-- begin --
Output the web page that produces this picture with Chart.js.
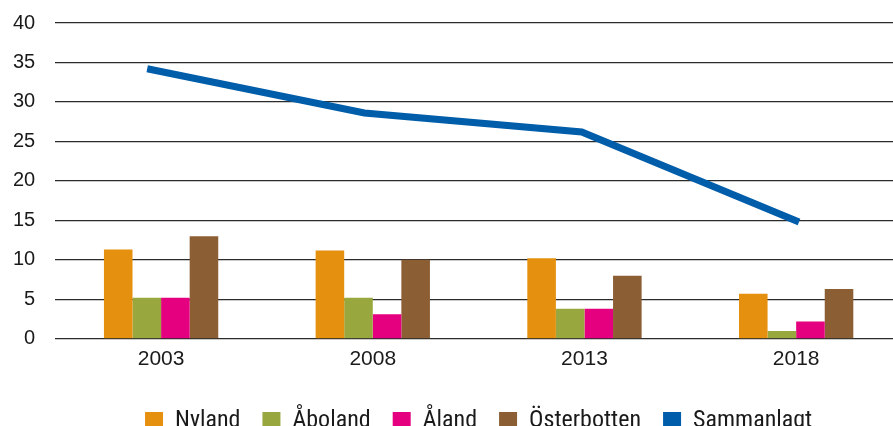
<!DOCTYPE html>
<html>
<head>
<meta charset="utf-8">
<script src="https://cdn.jsdelivr.net/npm/chart.js@4/dist/chart.umd.min.js"></script>
<style>
  html, body { margin: 0; padding: 0; background: #fff; }
  #wrap { width: 893px; height: 426px; overflow: hidden; position: relative; }
  #chart { position: absolute; left: 0; top: -9px; }
</style>
</head>
<body>
<div id="wrap"><canvas id="chart" width="910" height="452"></canvas></div>
<script>
// categories (years) and values
const years = [2003, 2008, 2013, 2018]
const yearLabels = ['2003', '2008', '2013', '2018']

const nyland = [11.3, 11.2, 10.2, 5.7]
const aboland = [5.2, 5.2, 3.8, 1.0]
const aland = [5.2, 3.1, 3.8, 2.2]
const osterbotten = [13.0, 10.0, 8.0, 6.3]
const sammanlagt = [34.2, 28.6, 26.2, 14.8]

const yTicks = [0, 5, 10, 15, 20, 25, 30, 35, 40]

const colors = {
    nyland: '#E6900F',
    aboland: '#99A83E',
    aland: '#E4007E',
    osterbotten: '#8B5E34',
    sammanlagt: '#005DAA'
}

const yFont = { family: "'Liberation Sans', Arial, sans-serif", size: 20 }
const xFont = { family: "'Liberation Sans', Arial, sans-serif", size: 21 }

const ctx = document.getElementById('chart')

const myChart = new Chart(ctx, {
    type: 'bar',
    data: {
        labels: yearLabels,
        datasets: [
            { label: 'Nyland', data: nyland, backgroundColor: colors.nyland, indexAxis: 'x' },
            { label: 'Åboland', data: aboland, backgroundColor: colors.aboland, indexAxis: 'x' },
            { label: 'Åland', data: aland, backgroundColor: colors.aland, indexAxis: 'x' },
            { label: 'Österbotten', data: osterbotten, backgroundColor: colors.osterbotten, indexAxis: 'x' },
            {
                type: 'line',
                label: 'Sammanlagt',
                indexAxis: 'x',
                // the line sits on its own (hidden) year axis, a bit off the bar groups
                data: years.map((yr, i) => ({ x: yr, y: sammanlagt[i] })),
                xAxisID: 'xLine',
                borderColor: colors.sammanlagt,
                backgroundColor: colors.sammanlagt,
                borderWidth: 7,
                pointRadius: 0,
                tension: 0,
                fill: false
            }
        ]
    },
    options: {
        // chart level indexAxis 'y' only so bars don't get split over the 2 x axes
        // (every dataset sets indexAxis 'x' itself)
        indexAxis: 'y',
        responsive: false,
        devicePixelRatio: 1,
        animation: false,
        layout: { padding: { top: 0, right: 8, left: -7, bottom: 0 } },
        datasets: {
            bar: { categoryPercentage: 0.54, barPercentage: 1.0 }
        },
        scales: {
            x: {
                type: 'category',
                axis: 'x',
                offset: true,
                grid: { display: false, offset: true },
                border: { display: false },
                ticks: { color: '#1a1a1a', font: xFont, padding: 0 },
                afterFit: (scale) => { scale.height += 15 } // gap between year labels and legend
            },
            xLine: {
                type: 'linear',
                axis: 'x',
                display: false,
                offset: false,
                min: 2000.884,
                max: 2020.37
            },
            y: {
                type: 'linear',
                axis: 'y',
                offset: false,
                min: 0,
                max: 40,
                afterBuildTicks: (axis) => { axis.ticks = yTicks.map(v => ({ value: v })) },
                grid: { color: '#2b2b2b', lineWidth: 1.2, drawTicks: false, offset: false },
                border: { display: false },
                ticks: { color: '#1a1a1a', font: yFont, padding: 20 }
            }
        },
        plugins: {
            tooltip: { enabled: false },
            legend: {
                position: 'bottom',
                fullSize: false, // centre the legend under the plot, not the canvas
                labels: {
                    color: '#1a1a1a',
                    font: { family: "'Liberation Sans Narrow', 'Roboto Condensed', 'DejaVu Sans Condensed', 'Liberation Sans', sans-serif", size: 24 },
                    boxWidth: 18,
                    boxHeight: 18,
                    padding: 22,
                    generateLabels: (chart) => {
                        const items = Chart.defaults.plugins.legend.labels.generateLabels(chart)
                        return items.map(it => ({ ...it, lineWidth: 0, strokeStyle: 'rgba(0,0,0,0)' }))
                    }
                }
            }
        }
    }
})
</script>
</body>
</html>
-- end --
◆ **EXERCISE DETAILS**: Omit any images, then output the listing exactly.

◆ **ANSWER FOR THE TASK**:
Output the web page that produces this picture with Chart.js.
<!DOCTYPE html>
<html>
<head>
<meta charset="utf-8">
<script src="https://cdn.jsdelivr.net/npm/chart.js@4/dist/chart.umd.min.js"></script>
<style>
  html, body { margin: 0; padding: 0; background: #fff; }
  #wrap { width: 893px; height: 426px; overflow: hidden; position: relative; }
  #chart { position: absolute; left: 0; top: -9px; }
</style>
</head>
<body>
<div id="wrap"><canvas id="chart" width="910" height="452"></canvas></div>
<script>
// categories (years) and values
const years = [2003, 2008, 2013, 2018]
const yearLabels = ['2003', '2008', '2013', '2018']

const nyland = [11.3, 11.2, 10.2, 5.7]
const aboland = [5.2, 5.2, 3.8, 1.0]
const aland = [5.2, 3.1, 3.8, 2.2]
const osterbotten = [13.0, 10.0, 8.0, 6.3]
const sammanlagt = [34.2, 28.6, 26.2, 14.8]

const yTicks = [0, 5, 10, 15, 20, 25, 30, 35, 40]

const colors = {
    nyland: '#E6900F',
    aboland: '#99A83E',
    aland: '#E4007E',
    osterbotten: '#8B5E34',
    sammanlagt: '#005DAA'
}

const yFont = { family: "'Liberation Sans', Arial, sans-serif", size: 20 }
const xFont = { family: "'Liberation Sans', Arial, sans-serif", size: 21 }

const ctx = document.getElementById('chart')

const myChart = new Chart(ctx, {
    type: 'bar',
    data: {
        labels: yearLabels,
        datasets: [
            { label: 'Nyland', data: nyland, backgroundColor: colors.nyland, indexAxis: 'x' },
            { label: 'Åboland', data: aboland, backgroundColor: colors.aboland, indexAxis: 'x' },
            { label: 'Åland', data: aland, backgroundColor: colors.aland, indexAxis: 'x' },
            { label: 'Österbotten', data: osterbotten, backgroundColor: colors.osterbotten, indexAxis: 'x' },
            {
                type: 'line',
                label: 'Sammanlagt',
                indexAxis: 'x',
                // the line sits on its own (hidden) year axis, a bit off the bar groups
                data: years.map((yr, i) => ({ x: yr, y: sammanlagt[i] })),
                xAxisID: 'xLine',
                borderColor: colors.sammanlagt,
                backgroundColor: colors.sammanlagt,
                borderWidth: 7,
                pointRadius: 0,
                tension: 0,
                fill: false
            }
        ]
    },
    options: {
        // chart level indexAxis 'y' only so bars don't get split over the 2 x axes
        // (every dataset sets indexAxis 'x' itself)
        indexAxis: 'y',
        responsive: false,
        devicePixelRatio: 1,
        animation: false,
        layout: { padding: { top: 0, right: 8, left: -7, bottom: 0 } },
        datasets: {
            bar: { categoryPercentage: 0.54, barPercentage: 1.0 }
        },
        scales: {
            x: {
                type: 'category',
                axis: 'x',
                offset: true,
                grid: { display: false, offset: true },
                border: { display: false },
                ticks: { color: '#1a1a1a', font: xFont, padding: 0 },
                afterFit: (scale) => { scale.height += 15 } // gap between year labels and legend
            },
            xLine: {
                type: 'linear',
                axis: 'x',
                display: false,
                offset: false,
                min: 2000.884,
                max: 2020.37
            },
            y: {
                type: 'linear',
                axis: 'y',
                offset: false,
                min: 0,
                max: 40,
                afterBuildTicks: (axis) => { axis.ticks = yTicks.map(v => ({ value: v })) },
                grid: { color: '#2b2b2b', lineWidth: 1.2, drawTicks: false, offset: false },
                border: { display: false },
                ticks: { color: '#1a1a1a', font: yFont, padding: 20 }
            }
        },
        plugins: {
            tooltip: { enabled: false },
            legend: {
                position: 'bottom',
                fullSize: false, // centre the legend under the plot, not the canvas
                labels: {
                    color: '#1a1a1a',
                    font: { family: "'Liberation Sans Narrow', 'Roboto Condensed', 'DejaVu Sans Condensed', 'Liberation Sans', sans-serif", size: 24 },
                    boxWidth: 18,
                    boxHeight: 18,
                    padding: 22,
                    generateLabels: (chart) => {
                        const items = Chart.defaults.plugins.legend.labels.generateLabels(chart)
                        return items.map(it => ({ ...it, lineWidth: 0, strokeStyle: 'rgba(0,0,0,0)' }))
                    }
                }
            }
        }
    }
})
</script>
</body>
</html>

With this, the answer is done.